Justice and Education

Teachers sometimes complain that school life is unjust and unfair for countless reasons. I know that schools are unjust in many ways--ways that negatively impact learning and children's lives. I know that we can do better, and as I think of this, I list the following areas begging for greater justice and betterment:
  • Clean, welcoming, playful, and inspiring learning environments for every child--too many schools are unwelcoming, outdated and too much like factories to promote optimal learning and teaching.
  • Access to learning and working in beautiful, natural lands. Students, particularly young students, need access to the beauty and inspiration that nature offers. Too often students learn about nature, but not in nature--we need to immerse children in nature as they learn.
  • Teacher-led schools. Too often well-educated, dedicated teachers are demeaned and oppressed in schools and led by managers who have little experience with students or teaching. Teachers need to lead their profession with the time and resources necessary to do a good job.
  • Research and development matter when it comes to teaching students well for today and into their future. Educators need time to read, research, analyze, reflect, discuss and debate related to the good work possible. Too many educators are exhausted because they are working all day with time-on-task with students and then working well into the night or early mornings to prepare for that good work. By leveling the hierarchy and distributing leadership in schools we will buy more time for educators to get the needed time on task for research, development, good teaching and service to students and families.
  • Fair rules, contracts, processes, routines and agreements for teaching/learning organizations. Educators need to have the ability to outline their work conditions and compensation in order to do their best work. The important conversations related to education organizations and efforts need to be inclusive, transparent discussions and effort that carefully regard research, experience, and student-centered positive teaching and learning. 

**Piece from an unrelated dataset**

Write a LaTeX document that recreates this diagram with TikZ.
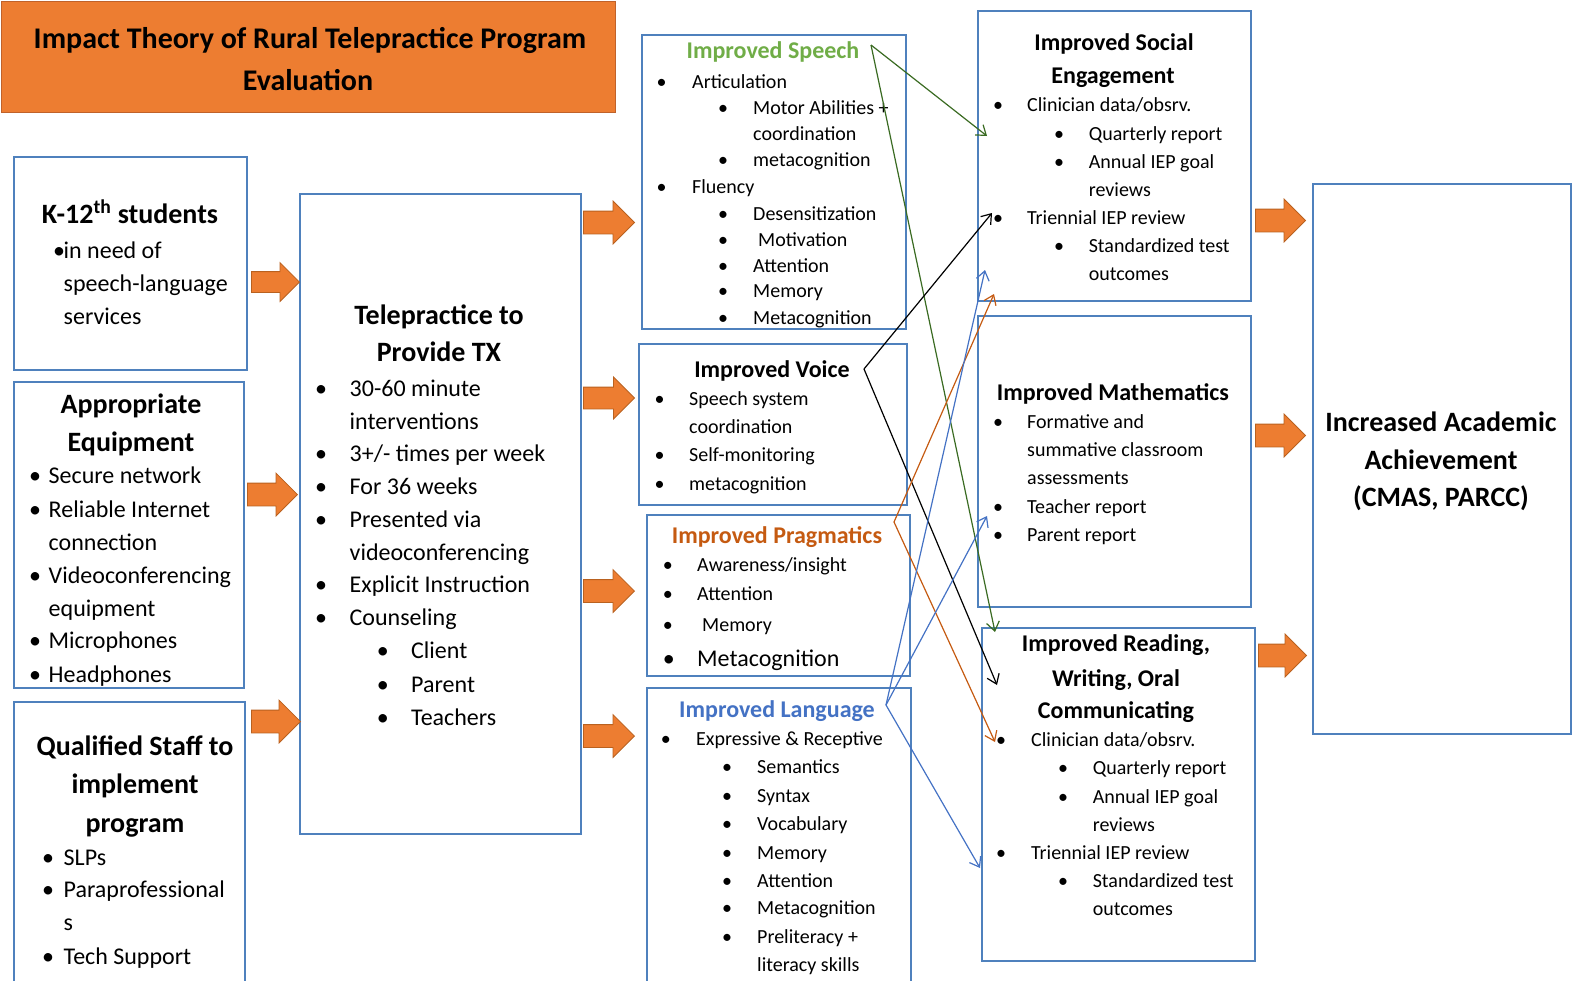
\documentclass[tikz,border=0pt]{standalone}
\usepackage{fontspec}
\setmainfont{Carlito}
\usetikzlibrary{shapes.arrows,arrows.meta}

\definecolor{boxblue}{HTML}{4F81BD}
\definecolor{blockorange}{HTML}{ED7D31}
\definecolor{blockedge}{HTML}{B9611F}
\definecolor{titleedge}{HTML}{C0622A}
\definecolor{speechgreen}{HTML}{70AD47}
\definecolor{pragorange}{HTML}{C55A11}
\definecolor{langblue}{HTML}{4472C4}
\definecolor{linegreen}{HTML}{3A6B22}

\newcounter{lnc}
% one text line, left aligned on its baseline
\newcommand\Ln[3]{\stepcounter{lnc}\node[txt] (ln\arabic{lnc}) at (#1,#2) {#3};}
% bullet at x=#1, text at x=#2, baseline y=#3
\newcommand\Bu[4]{\stepcounter{lnc}\node[txt] (bu\arabic{lnc}) at (#1,#3) {•};\node[txt] (ln\arabic{lnc}) at (#2,#3) {#4};}
% centred heading line
\newcommand\Hd[3]{\stepcounter{lnc}\node[hdtxt] (hd\arabic{lnc}) at (#1,#2) {#3};}

\tikzset{
  box/.style={draw=boxblue, line width=1.6pt, fill=white, anchor=north west, inner sep=0pt},
  titlebox/.style={draw=titleedge, line width=1.2pt, fill=blockorange, anchor=north west, inner sep=0pt},
  txt/.style={inner sep=0pt, anchor=base west},
  hdtxt/.style={inner sep=0pt, anchor=base},
  blk/.style={single arrow, draw=blockedge, line width=0.8pt, fill=blockorange,
    inner xsep=0pt, inner ysep=11pt, single arrow head extend=10pt,
    minimum height=51pt, shape border rotate=0, anchor=tip},
  link/.style={line width=1.2pt, -{Straight Barb[length=9pt,width=13pt]}},
  big/.style={font=\bfseries\fontsize{28}{34}\selectfont},
  mid/.style={font=\bfseries\fontsize{24}{29}\selectfont},
  body/.style={font=\fontsize{24}{29}\selectfont},
  small/.style={font=\fontsize{20}{24}\selectfont},
}

\begin{document}
\begin{tikzpicture}[x=1pt,y=-1pt]
\useasboundingbox (0,0) rectangle (1579,980);
\clip (0,0) rectangle (1579,980);

% ---------------- boxes ----------------
\node[titlebox, minimum width=614pt, minimum height=111pt] (title) at (1,1) {};
\node[box, minimum width=233pt, minimum height=213pt] (k12) at (13,156) {};
\node[box, minimum width=230pt, minimum height=306pt] (equip) at (13,381) {};
\node[box, minimum width=231pt, minimum height=300pt] (staff) at (13,701) {};
\node[box, minimum width=281pt, minimum height=640pt] (tele) at (299,193) {};
\node[box, minimum width=264pt, minimum height=294pt] (speech) at (641,34) {};
\node[box, minimum width=268pt, minimum height=161pt] (voice) at (638,343) {};
\node[box, minimum width=263pt, minimum height=161pt] (prag) at (646,514) {};
\node[box, minimum width=264pt, minimum height=300pt] (lang) at (646,687) {};
\node[box, minimum width=273pt, minimum height=290pt] (social) at (977,10) {};
\node[box, minimum width=273pt, minimum height=291pt] (math) at (977,315) {};
\node[box, minimum width=273pt, minimum height=333pt] (read) at (981,627) {};
\node[box, minimum width=258pt, minimum height=550pt] (acad) at (1312,183) {};

% ---------------- title ----------------
\begin{scope}[every node/.append style={font=\bfseries\fontsize{30}{36}\selectfont}]
\Hd{310}{48}{Impact Theory of Rural Telepractice Program}
\Hd{308}{90}{Evaluation}
\end{scope}

% ---------------- inputs ----------------
\begin{scope}[every node/.append style=big]
\Hd{130}{223}{K-12\textsuperscript{th} students}
\Hd{131}{413}{Appropriate}
\Hd{131}{451}{Equipment}
\Hd{135}{755}{Qualified Staff to}
\Hd{135}{793}{implement}
\Hd{135}{832}{program}
\Hd{439}{324}{Telepractice to}
\Hd{439}{361}{Provide TX}
\Hd{1441}{431}{Increased Academic}
\Hd{1441}{469}{Achievement}
\Hd{1441}{506}{(CMAS, PARCC)}
\end{scope}

\begin{scope}[every node/.append style=body]
\Bu{53}{63.5}{258}{in need of}
\Ln{63.5}{291}{speech-language}
\Ln{63.5}{324}{services}

\Bu{29}{48.5}{483}{Secure network}
\Bu{29}{48.5}{517}{Reliable Internet}
\Ln{48.5}{550}{connection}
\Bu{29}{48.5}{583}{Videoconferencing}
\Ln{48.5}{616}{equipment}
\Bu{29}{48.5}{648}{Microphones}
\Bu{29}{48.5}{682}{Headphones}

\Bu{42}{63.5}{865}{SLPs}
\Bu{42}{63.5}{897}{Paraprofessional}
\Ln{63.5}{930}{s}
\Bu{42}{63.5}{964}{Tech Support}

\Bu{315}{349.5}{396}{30-60 minute}
\Ln{349.5}{429}{interventions}
\Bu{315}{349.5}{461}{3+/- times per week}
\Bu{315}{349.5}{494}{For 36 weeks}
\Bu{315}{349.5}{527}{Presented via}
\Ln{349.5}{560}{videoconferencing}
\Bu{315}{349.5}{592}{Explicit Instruction}
\Bu{315}{349.5}{625}{Counseling}
\Bu{376.6}{411}{658.5}{Client}
\Bu{376.6}{411}{692}{Parent}
\Bu{376.6}{411}{725}{Teachers}
\end{scope}

% ---------------- outcome headings ----------------
\begin{scope}[every node/.append style=mid]
\Hd{773}{58}{\color{speechgreen}Improved Speech}
\Hd{772}{377}{Improved Voice}
\Hd{777}{543}{\color{pragorange}Improved Pragmatics}
\Hd{777}{717}{\color{langblue}Improved Language}
\Hd{1114}{50.5}{Improved Social}
\Hd{1113}{83}{Engagement}
\Hd{1113}{400}{Improved Mathematics}
\Hd{1116}{651.5}{Improved Reading,}
\Hd{1116}{686}{Writing, Oral}
\Hd{1116}{718}{Communicating}
\end{scope}

% ---------------- outcome details ----------------
\begin{scope}[every node/.append style=small]
% speech
\Bu{656.5}{692}{88}{Articulation}
\Bu{718}{753}{114}{Motor Abilities +}
\Ln{753}{140}{coordination}
\Bu{718}{753}{166}{metacognition}
\Bu{656.5}{692}{193}{Fluency}
\Bu{718}{753}{220}{Desensitization}
\Bu{718}{758}{246}{Motivation}
\Bu{718}{753}{272}{Attention}
\Bu{718}{753}{297}{Memory}
\Bu{718}{753}{324}{Metacognition}
% voice
\Bu{654.5}{689}{405}{Speech system}
\Ln{689}{433}{coordination}
\Bu{654.5}{689}{461}{Self-monitoring}
\Bu{654.5}{689}{490}{metacognition}
% pragmatics
\Bu{662.6}{697}{571}{Awareness/insight}
\Bu{662.6}{697}{600.5}{Attention}
\Bu{662.6}{702}{631}{Memory}
% language
\Bu{660.6}{696}{745.5}{Expressive \& Receptive}
\Bu{722}{757}{773.5}{Semantics}
\Bu{722}{757}{802}{Syntax}
\Bu{722}{757}{830}{Vocabulary}
\Bu{722}{757}{859.5}{Memory}
\Bu{722}{757}{887.5}{Attention}
\Bu{722}{757}{914.5}{Metacognition}
\Bu{722}{757}{943}{Preliteracy +}
\Ln{757}{971}{literacy skills}
% social engagement
\Bu{993}{1027}{111}{Clinician data/obsrv.}
\Bu{1054}{1088.6}{140.5}{Quarterly report}
\Bu{1054}{1088.6}{168.5}{Annual IEP goal}
\Ln{1088.6}{196.5}{reviews}
\Bu{993}{1027}{224}{Triennial IEP review}
\Bu{1054}{1088.6}{252}{Standardized test}
\Ln{1088.6}{280.5}{outcomes}
% mathematics
\Bu{993}{1027}{428.5}{Formative and}
\Ln{1027}{456.5}{summative classroom}
\Ln{1027}{484.5}{assessments}
\Bu{993}{1027}{513}{Teacher report}
\Bu{993}{1027}{541}{Parent report}
% reading, writing, oral communicating
\Bu{996}{1031}{746.5}{Clinician data/obsrv.}
\Bu{1058}{1092.6}{774.5}{Quarterly report}
\Bu{1058}{1092.6}{803}{Annual IEP goal}
\Ln{1092.6}{831}{reviews}
\Bu{996}{1031}{859.5}{Triennial IEP review}
\Bu{1058}{1092.6}{887.5}{Standardized test}
\Ln{1092.6}{915.5}{outcomes}
\end{scope}
\begin{scope}[every node/.append style=body]
\Bu{662.6}{697}{666}{Metacognition}
\end{scope}

% ---------------- block arrows (placed by their tips) ----------------
\node[blk, inner ysep=10pt, single arrow head extend=9pt, minimum height=48pt] (a1) at (300,282) {};
\node[blk, minimum height=50pt] (a2) at (298,494.5) {};
\node[blk, minimum height=49pt] (a3) at (301,721.5) {};
\node[blk] (a4) at (635,222.5) {};
\node[blk, inner ysep=10.5pt] (a5) at (635,398) {};
\node[blk] (a6) at (635,591) {};
\node[blk] (a7) at (635,736) {};
\node[blk, minimum height=50pt] (a8) at (1306,220.5) {};
\node[blk, minimum height=50pt] (a9) at (1306,435.5) {};
\node[blk, minimum height=48pt] (a10) at (1307,655.5) {};

% ---------------- cross links ----------------
\coordinate (gS) at (871,45);
\coordinate (gE1) at (987,136);
\coordinate (gE2) at (995,632);
\coordinate (kS) at (864,369);
\coordinate (kE1) at (992,213);
\coordinate (kE2) at (997,685);
\coordinate (oS) at (894,522);
\coordinate (oE1) at (994,294);
\coordinate (oE2) at (995,742);
\coordinate (bS) at (886,705);
\coordinate (bE1) at (985,270);
\coordinate (bE2) at (987,516);
\coordinate (bE3) at (980,868);

\draw[link, linegreen] (gS) -- (gE1);
\draw[link, linegreen] (gS) -- (gE2);
\draw[link, black] (kS) -- (kE1);
\draw[link, black] (kS) -- (kE2);
\draw[link, pragorange] (oS) -- (oE1);
\draw[link, pragorange] (oS) -- (oE2);
\draw[link, langblue] (bS) -- (bE1);
\draw[link, langblue] (bS) -- (bE2);
\draw[link, langblue] (bS) -- (bE3);
\end{tikzpicture}
\end{document}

  • Adequate resources and funding for all schools. Too many schools do not have the resources or funding they need to adequately serve their students. Resources and funding has to be analyzed, supported, and forwarded to schools so that educators have what they need to do their jobs well. Money matters when it comes to good schools, and if we're cheap when it comes to serving our students, the outcomes will reflect that lack of support. 
  • Modern day structure and leadership models. Schools today should not look or act like schools 100 years ago. The world has changed significantly, and most schools have not kept up. By integrating new structures for leadership, teaching, and service to students and families, we will elevate what we can do with and for students in modern day learning communities that operate successfully in conjunction with multiple student/family-service/education organizations.
  • Act Against Injustice. We cannot stay silent in the face of injustice. We have to come together with colleagues, families and community members to speak up and out against injustice when it occurs. We need to question areas of school life that don't seem right or limit what we can do with and for our students, families and colleagues. Our local unions give us a collective voice which is very positive. There are other organizations and agencies that can empower our voices and efforts too--organizations such as Teach-to-Lead, National Board of Professional Teaching Standards (@nbpts), TeachPlus, Massachusetts Teachers Assocation, National Educational Association, content-specific groups such as NCTM, NCTE, and privately funded groups such as ECET2.
Relegating teaching and learning to old time structure, lack of resources and outdated myths and attitudes will limit what we can do with and for students. Our schools hold great potential for our nation's future and community wellbeing. We will be remiss if we don't heed this call and do all we can to empower the schools in our communities to serve students well.